§ Task to complete: All material below is to be reproduced exactly.

§ Recorded data:
☆ ☆ ☆

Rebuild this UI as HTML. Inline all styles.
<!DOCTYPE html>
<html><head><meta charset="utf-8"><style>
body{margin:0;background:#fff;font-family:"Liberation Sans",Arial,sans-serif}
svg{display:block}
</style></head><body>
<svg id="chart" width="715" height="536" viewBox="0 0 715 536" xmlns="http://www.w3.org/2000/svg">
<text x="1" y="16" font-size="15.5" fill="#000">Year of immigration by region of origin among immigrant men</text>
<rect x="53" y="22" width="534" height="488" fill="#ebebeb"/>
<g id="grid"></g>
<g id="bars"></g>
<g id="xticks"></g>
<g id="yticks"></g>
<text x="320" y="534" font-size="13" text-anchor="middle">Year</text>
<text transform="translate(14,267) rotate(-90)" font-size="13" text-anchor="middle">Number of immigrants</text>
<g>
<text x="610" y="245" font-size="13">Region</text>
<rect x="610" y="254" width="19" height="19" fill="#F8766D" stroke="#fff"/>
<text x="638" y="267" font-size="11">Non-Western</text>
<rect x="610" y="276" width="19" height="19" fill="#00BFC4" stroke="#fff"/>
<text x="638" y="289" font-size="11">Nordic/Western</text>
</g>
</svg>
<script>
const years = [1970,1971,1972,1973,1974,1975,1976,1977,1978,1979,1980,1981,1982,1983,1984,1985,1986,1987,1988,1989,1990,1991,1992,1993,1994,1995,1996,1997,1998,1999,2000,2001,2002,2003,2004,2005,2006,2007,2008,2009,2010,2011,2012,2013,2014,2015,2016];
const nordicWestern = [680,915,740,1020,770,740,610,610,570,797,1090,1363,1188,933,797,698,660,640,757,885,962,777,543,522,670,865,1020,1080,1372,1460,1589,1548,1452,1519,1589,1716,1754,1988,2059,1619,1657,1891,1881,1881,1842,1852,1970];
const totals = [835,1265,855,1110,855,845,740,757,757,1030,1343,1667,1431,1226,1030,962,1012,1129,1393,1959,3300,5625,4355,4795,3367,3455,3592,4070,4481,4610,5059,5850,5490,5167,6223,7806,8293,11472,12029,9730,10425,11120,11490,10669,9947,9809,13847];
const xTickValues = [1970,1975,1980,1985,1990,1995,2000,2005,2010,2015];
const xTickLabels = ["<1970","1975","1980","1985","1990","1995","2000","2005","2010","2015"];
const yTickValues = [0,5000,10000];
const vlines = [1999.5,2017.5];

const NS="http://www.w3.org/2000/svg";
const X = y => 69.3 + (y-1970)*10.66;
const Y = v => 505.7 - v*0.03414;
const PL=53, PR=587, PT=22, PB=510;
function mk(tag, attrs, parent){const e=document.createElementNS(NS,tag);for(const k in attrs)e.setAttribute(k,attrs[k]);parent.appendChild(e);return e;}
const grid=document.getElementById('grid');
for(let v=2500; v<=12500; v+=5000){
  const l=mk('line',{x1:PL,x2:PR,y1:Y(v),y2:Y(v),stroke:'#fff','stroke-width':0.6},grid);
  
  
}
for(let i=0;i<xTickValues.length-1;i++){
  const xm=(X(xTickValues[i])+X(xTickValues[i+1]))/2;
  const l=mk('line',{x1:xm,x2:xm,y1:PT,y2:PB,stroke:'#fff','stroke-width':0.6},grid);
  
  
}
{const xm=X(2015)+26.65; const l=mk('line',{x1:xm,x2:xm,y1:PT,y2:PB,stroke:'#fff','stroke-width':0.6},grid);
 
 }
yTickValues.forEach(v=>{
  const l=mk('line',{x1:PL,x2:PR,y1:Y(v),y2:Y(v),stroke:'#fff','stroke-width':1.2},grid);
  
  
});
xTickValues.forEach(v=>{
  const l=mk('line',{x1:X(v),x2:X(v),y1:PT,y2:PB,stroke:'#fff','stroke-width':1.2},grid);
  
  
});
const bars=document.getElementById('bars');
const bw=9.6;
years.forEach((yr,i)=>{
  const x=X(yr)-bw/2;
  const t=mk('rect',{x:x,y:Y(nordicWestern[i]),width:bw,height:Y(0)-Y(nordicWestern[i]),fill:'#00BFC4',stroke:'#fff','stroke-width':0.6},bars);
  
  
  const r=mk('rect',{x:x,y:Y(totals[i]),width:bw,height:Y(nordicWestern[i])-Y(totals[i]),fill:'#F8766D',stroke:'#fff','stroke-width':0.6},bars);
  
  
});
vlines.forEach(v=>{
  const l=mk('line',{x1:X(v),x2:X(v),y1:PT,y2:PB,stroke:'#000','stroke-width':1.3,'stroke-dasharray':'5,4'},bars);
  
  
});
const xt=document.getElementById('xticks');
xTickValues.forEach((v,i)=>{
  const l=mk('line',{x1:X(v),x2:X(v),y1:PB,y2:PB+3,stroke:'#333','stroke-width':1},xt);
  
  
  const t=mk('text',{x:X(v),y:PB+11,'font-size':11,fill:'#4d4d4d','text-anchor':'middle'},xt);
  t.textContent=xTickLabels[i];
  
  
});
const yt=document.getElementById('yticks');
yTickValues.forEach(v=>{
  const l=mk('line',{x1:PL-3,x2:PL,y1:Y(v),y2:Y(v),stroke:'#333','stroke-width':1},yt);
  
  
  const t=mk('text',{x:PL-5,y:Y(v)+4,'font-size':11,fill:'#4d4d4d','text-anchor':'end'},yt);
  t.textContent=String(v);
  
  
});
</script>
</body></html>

☆ ☆ ☆

§ Final result:
Rebuild this UI as HTML. Inline all styles.
<!DOCTYPE html>
<html><head><meta charset="utf-8"><style>
body{margin:0;background:#fff;font-family:"Liberation Sans",Arial,sans-serif}
svg{display:block}
</style></head><body>
<svg id="chart" width="715" height="536" viewBox="0 0 715 536" xmlns="http://www.w3.org/2000/svg">
<text x="1" y="16" font-size="15.5" fill="#000">Year of immigration by region of origin among immigrant men</text>
<rect x="53" y="22" width="534" height="488" fill="#ebebeb"/>
<g id="grid"></g>
<g id="bars"></g>
<g id="xticks"></g>
<g id="yticks"></g>
<text x="320" y="534" font-size="13" text-anchor="middle">Year</text>
<text transform="translate(14,267) rotate(-90)" font-size="13" text-anchor="middle">Number of immigrants</text>
<g>
<text x="610" y="245" font-size="13">Region</text>
<rect x="610" y="254" width="19" height="19" fill="#F8766D" stroke="#fff"/>
<text x="638" y="267" font-size="11">Non-Western</text>
<rect x="610" y="276" width="19" height="19" fill="#00BFC4" stroke="#fff"/>
<text x="638" y="289" font-size="11">Nordic/Western</text>
</g>
</svg>
<script>
const years = [1970,1971,1972,1973,1974,1975,1976,1977,1978,1979,1980,1981,1982,1983,1984,1985,1986,1987,1988,1989,1990,1991,1992,1993,1994,1995,1996,1997,1998,1999,2000,2001,2002,2003,2004,2005,2006,2007,2008,2009,2010,2011,2012,2013,2014,2015,2016];
const nordicWestern = [680,915,740,1020,770,740,610,610,570,797,1090,1363,1188,933,797,698,660,640,757,885,962,777,543,522,670,865,1020,1080,1372,1460,1589,1548,1452,1519,1589,1716,1754,1988,2059,1619,1657,1891,1881,1881,1842,1852,1970];
const totals = [835,1265,855,1110,855,845,740,757,757,1030,1343,1667,1431,1226,1030,962,1012,1129,1393,1959,3300,5625,4355,4795,3367,3455,3592,4070,4481,4610,5059,5850,5490,5167,6223,7806,8293,11472,12029,9730,10425,11120,11490,10669,9947,9809,13847];
const xTickValues = [1970,1975,1980,1985,1990,1995,2000,2005,2010,2015];
const xTickLabels = ["<1970","1975","1980","1985","1990","1995","2000","2005","2010","2015"];
const yTickValues = [0,5000,10000];
const vlines = [1999.5,2017.5];

const NS="http://www.w3.org/2000/svg";
const X = y => 69.3 + (y-1970)*10.66;
const Y = v => 505.7 - v*0.03414;
const PL=53, PR=587, PT=22, PB=510;
function mk(tag, attrs, parent){const e=document.createElementNS(NS,tag);for(const k in attrs)e.setAttribute(k,attrs[k]);parent.appendChild(e);return e;}
const grid=document.getElementById('grid');
for(let v=2500; v<=12500; v+=5000){
  const l=mk('line',{x1:PL,x2:PR,y1:Y(v),y2:Y(v),stroke:'#fff','stroke-width':0.6},grid);
  
  
}
for(let i=0;i<xTickValues.length-1;i++){
  const xm=(X(xTickValues[i])+X(xTickValues[i+1]))/2;
  const l=mk('line',{x1:xm,x2:xm,y1:PT,y2:PB,stroke:'#fff','stroke-width':0.6},grid);
  
  
}
{const xm=X(2015)+26.65; const l=mk('line',{x1:xm,x2:xm,y1:PT,y2:PB,stroke:'#fff','stroke-width':0.6},grid);
 
 }
yTickValues.forEach(v=>{
  const l=mk('line',{x1:PL,x2:PR,y1:Y(v),y2:Y(v),stroke:'#fff','stroke-width':1.2},grid);
  
  
});
xTickValues.forEach(v=>{
  const l=mk('line',{x1:X(v),x2:X(v),y1:PT,y2:PB,stroke:'#fff','stroke-width':1.2},grid);
  
  
});
const bars=document.getElementById('bars');
const bw=9.6;
years.forEach((yr,i)=>{
  const x=X(yr)-bw/2;
  const t=mk('rect',{x:x,y:Y(nordicWestern[i]),width:bw,height:Y(0)-Y(nordicWestern[i]),fill:'#00BFC4',stroke:'#fff','stroke-width':0.6},bars);
  
  
  const r=mk('rect',{x:x,y:Y(totals[i]),width:bw,height:Y(nordicWestern[i])-Y(totals[i]),fill:'#F8766D',stroke:'#fff','stroke-width':0.6},bars);
  
  
});
vlines.forEach(v=>{
  const l=mk('line',{x1:X(v),x2:X(v),y1:PT,y2:PB,stroke:'#000','stroke-width':1.3,'stroke-dasharray':'5,4'},bars);
  
  
});
const xt=document.getElementById('xticks');
xTickValues.forEach((v,i)=>{
  const l=mk('line',{x1:X(v),x2:X(v),y1:PB,y2:PB+3,stroke:'#333','stroke-width':1},xt);
  
  
  const t=mk('text',{x:X(v),y:PB+11,'font-size':11,fill:'#4d4d4d','text-anchor':'middle'},xt);
  t.textContent=xTickLabels[i];
  
  
});
const yt=document.getElementById('yticks');
yTickValues.forEach(v=>{
  const l=mk('line',{x1:PL-3,x2:PL,y1:Y(v),y2:Y(v),stroke:'#333','stroke-width':1},yt);
  
  
  const t=mk('text',{x:PL-5,y:Y(v)+4,'font-size':11,fill:'#4d4d4d','text-anchor':'end'},yt);
  t.textContent=String(v);
  
  
});
</script>
</body></html>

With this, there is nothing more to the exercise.